The validators above are automatic. This to ensure that individual values in the synthetic data are within the basic semantic constraints of the training data.
In addition to the built-in validators, Gretel offers advanced validators that can be managed in the configuration:
  • in_set_count: This validator accumulates all of the unique values in a field. If the cardinality of the field’s values is less than or equal to the setting, then the validator will enforce generated values being in the set of training values. If the cardinality of the field’s value is greater than the setting, the validator will have no affect.
    • For example, if there is a field called US-State, and it has a cardinality of 50 and in_set_count is set to 50, during generation each value for this field must be one of the original values. If in_set_count was only set to 40, then the generated values will not be enforced.
  • pattern_count: This validator builds a pattern mask for each value in a field. Alphanumeric characters are masked, while retaining other special characters. For example, 867-5309 will be masked to ddd-dddd, and f32-sk-39d would mask to add-aa-dda where a represents any A-Za-z character. Much like the previous validator, if the cardinality of learned patterns is less than or equal to the settings, patterns will be enforced during data generation. If the unique pattern count is above the settings, enforcement will be ignored.
By default, both of the above settings are set to 10.
Very high settings for these validators will require higher memory usage.
  • use_numeric_iqr: When set to true, it enables IQR-based validation for all numeric fields. When enabled, it calculates the IQR for values in the field and uses that range to validate generated values.

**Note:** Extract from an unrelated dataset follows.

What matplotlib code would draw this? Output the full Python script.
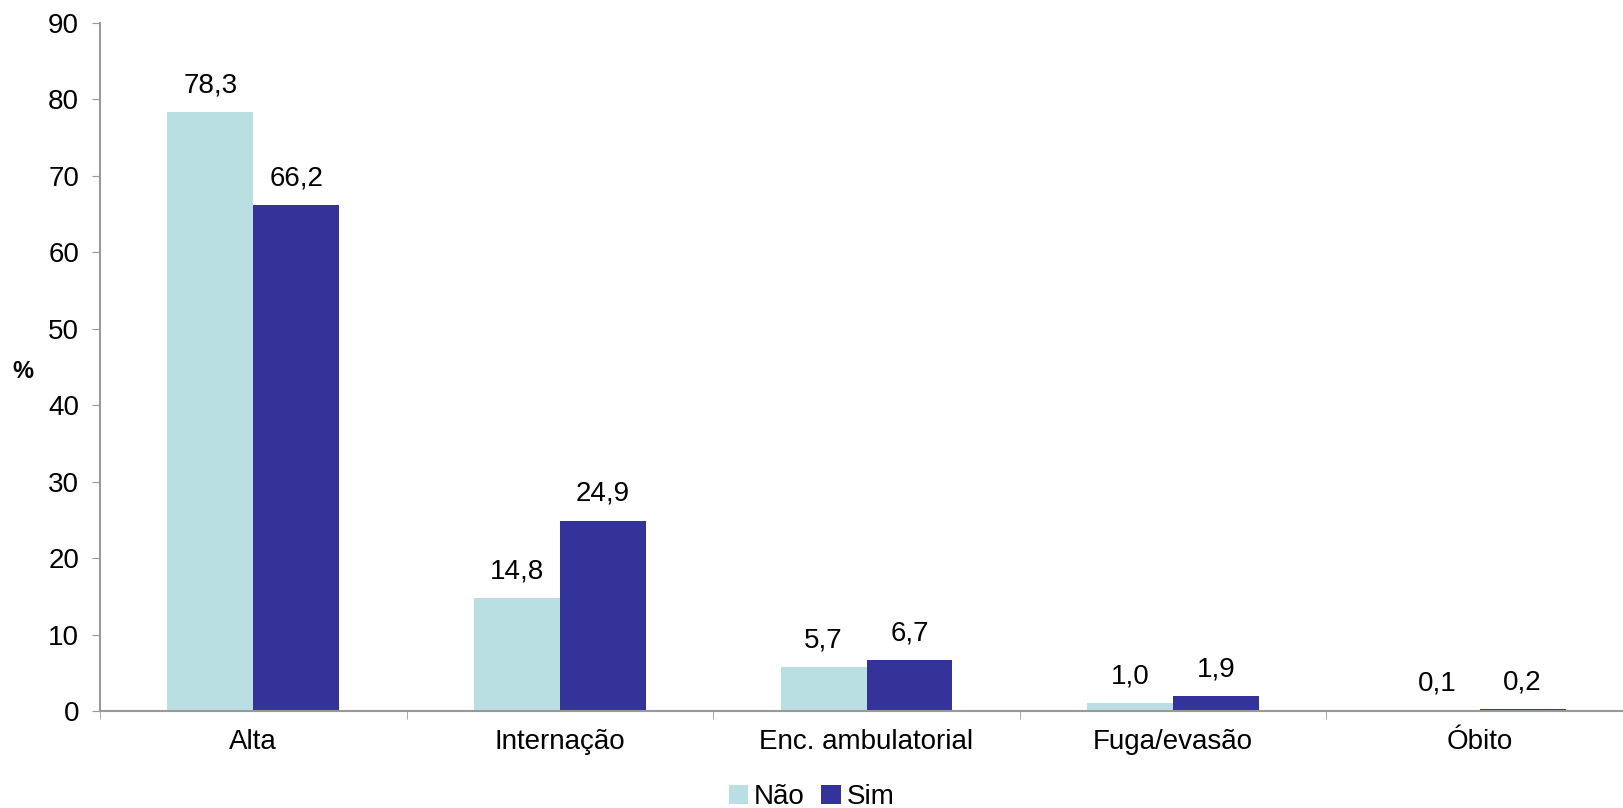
import matplotlib
matplotlib.use('Agg')
import matplotlib.pyplot as plt
import numpy as np

plt.rcParams['font.family'] = ['Liberation Sans', 'DejaVu Sans']

categorias = ['Alta', 'Internação', 'Enc. ambulatorial', 'Fuga/evasão', 'Óbito']
nao = [78.3, 14.8, 5.7, 1.0, 0.1]
sim = [66.2, 24.9, 6.7, 1.9, 0.2]
series = ['Não', 'Sim']
cores = ['#B9DFE2', '#333399']

fig = plt.figure(figsize=(16.23, 8.08), dpi=100)
ax = fig.add_axes([100/1623, 1 - 711/808, 1533/1623, (711-23)/808])

x = np.arange(len(categorias))
w = 0.28
b1 = ax.bar(x - w/2, nao, w, color=cores[0], label=series[0])
b2 = ax.bar(x + w/2, sim, w, color=cores[1], label=series[1])

for bars, vals in [(b1, nao), (b2, sim)]:
    for r, v in zip(bars, vals):
        ax.text(r.get_x() + r.get_width()/2, v + 1.8, f'{v:.1f}'.replace('.', ','),
                ha='center', va='bottom', fontsize=20)

ax.set_xlim(-0.5, len(categorias) - 0.5)
ax.set_ylim(0, 90)
ax.set_yticks(np.arange(0, 91, 10))
ax.set_xticks(x)
ax.set_xticklabels(categorias)
ax.set_xticks(np.arange(-0.5, len(categorias), 1), minor=True)
ax.tick_params(axis='x', which='major', length=0, pad=13, labelsize=20)
ax.tick_params(axis='x', which='minor', length=6, color='#999999', direction='out')
ax.tick_params(axis='y', length=6, color='#999999', labelsize=20, pad=9)

for s in ['top', 'right']:
    ax.spines[s].set_visible(False)
for s in ['left', 'bottom']:
    ax.spines[s].set_color('#999999')
    ax.spines[s].set_linewidth(1.5)

fig.text(23/1623, 1 - 372/808, '%', fontsize=17, fontweight='bold', ha='center', va='center')

fig.legend(loc='center', bbox_to_anchor=(0.5, 0.013), ncol=2, frameon=False,
           fontsize=20, handlelength=0.7, handleheight=0.7, handletextpad=0.2,
           columnspacing=0.6, borderpad=0)

fig.savefig('out.png', dpi=100)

    • This validator is useful when the training data may contain undesirable outliers that skew the min and max values in a field. Numeric outliers in the synthetic data can impact both quality and privacy. Outlier values can be exploited by Membership Inference and other adversarial attacks.

Data Generation

After a Synthetic Data model is trained a synthetic dataset will be created. This data set will be used to generate the Synthetic Data Report and create a sample synthetic data set that you can explore on your own.
The number of records to generate is controlled by the generate.num_records key in the synthetic config. The default value is 5000 records.
Additionally, you may specify a generate.max_invalid settings as well. This is the number of records that can fail the Data Validation process before generation is stopped. This setting helps govern a long running data generation process where the model is not producing optimal data. The default value will be five times the number of records being generated.
If your training data is less than 5000 records, we recommend setting the generate.num_records value to null. If this value is null, then the number of records generated will be the lesser of 5000 or the total number of records in the training data.
Once your model is trained. You can retrieve the model artifacts (synthetic report, model archive, and sample data) and also schedule the generation of larger datasets.